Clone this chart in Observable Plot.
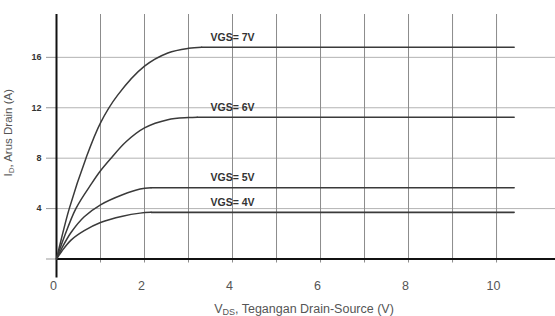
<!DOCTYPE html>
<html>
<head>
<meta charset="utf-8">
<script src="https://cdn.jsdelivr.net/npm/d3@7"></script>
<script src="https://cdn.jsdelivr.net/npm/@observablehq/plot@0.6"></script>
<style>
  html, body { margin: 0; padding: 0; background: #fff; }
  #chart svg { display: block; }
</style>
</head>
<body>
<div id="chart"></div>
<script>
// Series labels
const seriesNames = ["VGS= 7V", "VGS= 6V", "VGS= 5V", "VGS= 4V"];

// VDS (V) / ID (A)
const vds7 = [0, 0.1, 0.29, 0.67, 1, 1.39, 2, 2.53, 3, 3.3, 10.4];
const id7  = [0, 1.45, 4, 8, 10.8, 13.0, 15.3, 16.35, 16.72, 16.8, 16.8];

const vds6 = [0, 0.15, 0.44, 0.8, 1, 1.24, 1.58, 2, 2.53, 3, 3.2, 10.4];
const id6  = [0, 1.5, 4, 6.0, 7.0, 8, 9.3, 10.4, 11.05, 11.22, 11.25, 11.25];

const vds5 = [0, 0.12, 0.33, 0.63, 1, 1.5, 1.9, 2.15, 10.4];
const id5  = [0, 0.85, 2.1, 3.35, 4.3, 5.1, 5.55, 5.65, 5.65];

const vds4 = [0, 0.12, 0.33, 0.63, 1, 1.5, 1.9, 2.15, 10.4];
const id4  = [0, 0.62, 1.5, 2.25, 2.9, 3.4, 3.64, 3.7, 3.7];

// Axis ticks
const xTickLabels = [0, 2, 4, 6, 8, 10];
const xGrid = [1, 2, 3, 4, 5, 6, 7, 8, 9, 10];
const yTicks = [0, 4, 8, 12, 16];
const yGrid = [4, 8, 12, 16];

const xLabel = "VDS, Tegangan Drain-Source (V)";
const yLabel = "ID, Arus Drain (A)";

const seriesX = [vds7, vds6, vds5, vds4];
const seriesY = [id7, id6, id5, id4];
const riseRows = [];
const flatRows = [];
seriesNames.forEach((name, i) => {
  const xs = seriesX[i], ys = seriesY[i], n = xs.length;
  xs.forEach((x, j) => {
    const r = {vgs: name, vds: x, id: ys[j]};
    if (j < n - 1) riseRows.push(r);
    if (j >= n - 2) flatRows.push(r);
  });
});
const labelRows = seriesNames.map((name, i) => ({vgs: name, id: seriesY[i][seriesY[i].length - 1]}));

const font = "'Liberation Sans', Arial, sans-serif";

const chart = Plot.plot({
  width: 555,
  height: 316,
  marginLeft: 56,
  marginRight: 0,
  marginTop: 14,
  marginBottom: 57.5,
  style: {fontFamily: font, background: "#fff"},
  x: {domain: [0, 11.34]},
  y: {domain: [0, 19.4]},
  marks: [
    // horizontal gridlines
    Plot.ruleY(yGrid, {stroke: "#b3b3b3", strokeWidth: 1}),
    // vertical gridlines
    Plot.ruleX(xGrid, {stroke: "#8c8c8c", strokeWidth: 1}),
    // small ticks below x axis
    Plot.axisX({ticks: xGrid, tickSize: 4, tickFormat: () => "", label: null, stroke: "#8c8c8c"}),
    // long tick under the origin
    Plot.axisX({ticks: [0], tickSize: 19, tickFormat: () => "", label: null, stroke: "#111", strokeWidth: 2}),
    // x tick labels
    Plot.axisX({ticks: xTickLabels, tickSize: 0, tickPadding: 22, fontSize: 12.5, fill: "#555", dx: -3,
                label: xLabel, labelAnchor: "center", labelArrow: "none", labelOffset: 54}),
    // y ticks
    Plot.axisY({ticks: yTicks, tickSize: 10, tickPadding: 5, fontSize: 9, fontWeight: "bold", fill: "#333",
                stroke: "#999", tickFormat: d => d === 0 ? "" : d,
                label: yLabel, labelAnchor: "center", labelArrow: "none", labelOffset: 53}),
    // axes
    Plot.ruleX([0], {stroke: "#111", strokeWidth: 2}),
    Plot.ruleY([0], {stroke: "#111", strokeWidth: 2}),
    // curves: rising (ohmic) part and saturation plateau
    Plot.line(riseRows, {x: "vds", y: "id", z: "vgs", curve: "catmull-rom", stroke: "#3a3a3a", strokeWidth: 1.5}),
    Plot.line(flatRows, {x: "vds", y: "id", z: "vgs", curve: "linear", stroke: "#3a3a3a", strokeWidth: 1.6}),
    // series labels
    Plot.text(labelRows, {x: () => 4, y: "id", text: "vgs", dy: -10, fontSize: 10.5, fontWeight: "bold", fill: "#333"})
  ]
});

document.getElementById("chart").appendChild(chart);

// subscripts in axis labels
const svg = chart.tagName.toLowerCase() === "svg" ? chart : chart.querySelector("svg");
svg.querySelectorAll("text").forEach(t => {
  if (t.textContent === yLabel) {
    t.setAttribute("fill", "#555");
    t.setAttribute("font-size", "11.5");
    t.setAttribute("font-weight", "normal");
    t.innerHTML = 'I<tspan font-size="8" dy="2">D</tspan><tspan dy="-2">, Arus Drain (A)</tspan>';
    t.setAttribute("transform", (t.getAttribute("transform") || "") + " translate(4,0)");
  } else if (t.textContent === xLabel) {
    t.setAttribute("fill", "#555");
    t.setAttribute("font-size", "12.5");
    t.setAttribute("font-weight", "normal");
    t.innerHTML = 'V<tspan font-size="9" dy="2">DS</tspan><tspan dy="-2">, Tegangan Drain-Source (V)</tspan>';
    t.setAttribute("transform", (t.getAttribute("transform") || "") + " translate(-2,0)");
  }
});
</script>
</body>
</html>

THE PROBLEM: Return the listing above unchanged, apart from dropping its pictures.

FULL SOLUTION:
Clone this chart in Observable Plot.
<!DOCTYPE html>
<html>
<head>
<meta charset="utf-8">
<script src="https://cdn.jsdelivr.net/npm/d3@7"></script>
<script src="https://cdn.jsdelivr.net/npm/@observablehq/plot@0.6"></script>
<style>
  html, body { margin: 0; padding: 0; background: #fff; }
  #chart svg { display: block; }
</style>
</head>
<body>
<div id="chart"></div>
<script>
// Series labels
const seriesNames = ["VGS= 7V", "VGS= 6V", "VGS= 5V", "VGS= 4V"];

// VDS (V) / ID (A)
const vds7 = [0, 0.1, 0.29, 0.67, 1, 1.39, 2, 2.53, 3, 3.3, 10.4];
const id7  = [0, 1.45, 4, 8, 10.8, 13.0, 15.3, 16.35, 16.72, 16.8, 16.8];

const vds6 = [0, 0.15, 0.44, 0.8, 1, 1.24, 1.58, 2, 2.53, 3, 3.2, 10.4];
const id6  = [0, 1.5, 4, 6.0, 7.0, 8, 9.3, 10.4, 11.05, 11.22, 11.25, 11.25];

const vds5 = [0, 0.12, 0.33, 0.63, 1, 1.5, 1.9, 2.15, 10.4];
const id5  = [0, 0.85, 2.1, 3.35, 4.3, 5.1, 5.55, 5.65, 5.65];

const vds4 = [0, 0.12, 0.33, 0.63, 1, 1.5, 1.9, 2.15, 10.4];
const id4  = [0, 0.62, 1.5, 2.25, 2.9, 3.4, 3.64, 3.7, 3.7];

// Axis ticks
const xTickLabels = [0, 2, 4, 6, 8, 10];
const xGrid = [1, 2, 3, 4, 5, 6, 7, 8, 9, 10];
const yTicks = [0, 4, 8, 12, 16];
const yGrid = [4, 8, 12, 16];

const xLabel = "VDS, Tegangan Drain-Source (V)";
const yLabel = "ID, Arus Drain (A)";

const seriesX = [vds7, vds6, vds5, vds4];
const seriesY = [id7, id6, id5, id4];
const riseRows = [];
const flatRows = [];
seriesNames.forEach((name, i) => {
  const xs = seriesX[i], ys = seriesY[i], n = xs.length;
  xs.forEach((x, j) => {
    const r = {vgs: name, vds: x, id: ys[j]};
    if (j < n - 1) riseRows.push(r);
    if (j >= n - 2) flatRows.push(r);
  });
});
const labelRows = seriesNames.map((name, i) => ({vgs: name, id: seriesY[i][seriesY[i].length - 1]}));

const font = "'Liberation Sans', Arial, sans-serif";

const chart = Plot.plot({
  width: 555,
  height: 316,
  marginLeft: 56,
  marginRight: 0,
  marginTop: 14,
  marginBottom: 57.5,
  style: {fontFamily: font, background: "#fff"},
  x: {domain: [0, 11.34]},
  y: {domain: [0, 19.4]},
  marks: [
    // horizontal gridlines
    Plot.ruleY(yGrid, {stroke: "#b3b3b3", strokeWidth: 1}),
    // vertical gridlines
    Plot.ruleX(xGrid, {stroke: "#8c8c8c", strokeWidth: 1}),
    // small ticks below x axis
    Plot.axisX({ticks: xGrid, tickSize: 4, tickFormat: () => "", label: null, stroke: "#8c8c8c"}),
    // long tick under the origin
    Plot.axisX({ticks: [0], tickSize: 19, tickFormat: () => "", label: null, stroke: "#111", strokeWidth: 2}),
    // x tick labels
    Plot.axisX({ticks: xTickLabels, tickSize: 0, tickPadding: 22, fontSize: 12.5, fill: "#555", dx: -3,
                label: xLabel, labelAnchor: "center", labelArrow: "none", labelOffset: 54}),
    // y ticks
    Plot.axisY({ticks: yTicks, tickSize: 10, tickPadding: 5, fontSize: 9, fontWeight: "bold", fill: "#333",
                stroke: "#999", tickFormat: d => d === 0 ? "" : d,
                label: yLabel, labelAnchor: "center", labelArrow: "none", labelOffset: 53}),
    // axes
    Plot.ruleX([0], {stroke: "#111", strokeWidth: 2}),
    Plot.ruleY([0], {stroke: "#111", strokeWidth: 2}),
    // curves: rising (ohmic) part and saturation plateau
    Plot.line(riseRows, {x: "vds", y: "id", z: "vgs", curve: "catmull-rom", stroke: "#3a3a3a", strokeWidth: 1.5}),
    Plot.line(flatRows, {x: "vds", y: "id", z: "vgs", curve: "linear", stroke: "#3a3a3a", strokeWidth: 1.6}),
    // series labels
    Plot.text(labelRows, {x: () => 4, y: "id", text: "vgs", dy: -10, fontSize: 10.5, fontWeight: "bold", fill: "#333"})
  ]
});

document.getElementById("chart").appendChild(chart);

// subscripts in axis labels
const svg = chart.tagName.toLowerCase() === "svg" ? chart : chart.querySelector("svg");
svg.querySelectorAll("text").forEach(t => {
  if (t.textContent === yLabel) {
    t.setAttribute("fill", "#555");
    t.setAttribute("font-size", "11.5");
    t.setAttribute("font-weight", "normal");
    t.innerHTML = 'I<tspan font-size="8" dy="2">D</tspan><tspan dy="-2">, Arus Drain (A)</tspan>';
    t.setAttribute("transform", (t.getAttribute("transform") || "") + " translate(4,0)");
  } else if (t.textContent === xLabel) {
    t.setAttribute("fill", "#555");
    t.setAttribute("font-size", "12.5");
    t.setAttribute("font-weight", "normal");
    t.innerHTML = 'V<tspan font-size="9" dy="2">DS</tspan><tspan dy="-2">, Tegangan Drain-Source (V)</tspan>';
    t.setAttribute("transform", (t.getAttribute("transform") || "") + " translate(-2,0)");
  }
});
</script>
</body>
</html>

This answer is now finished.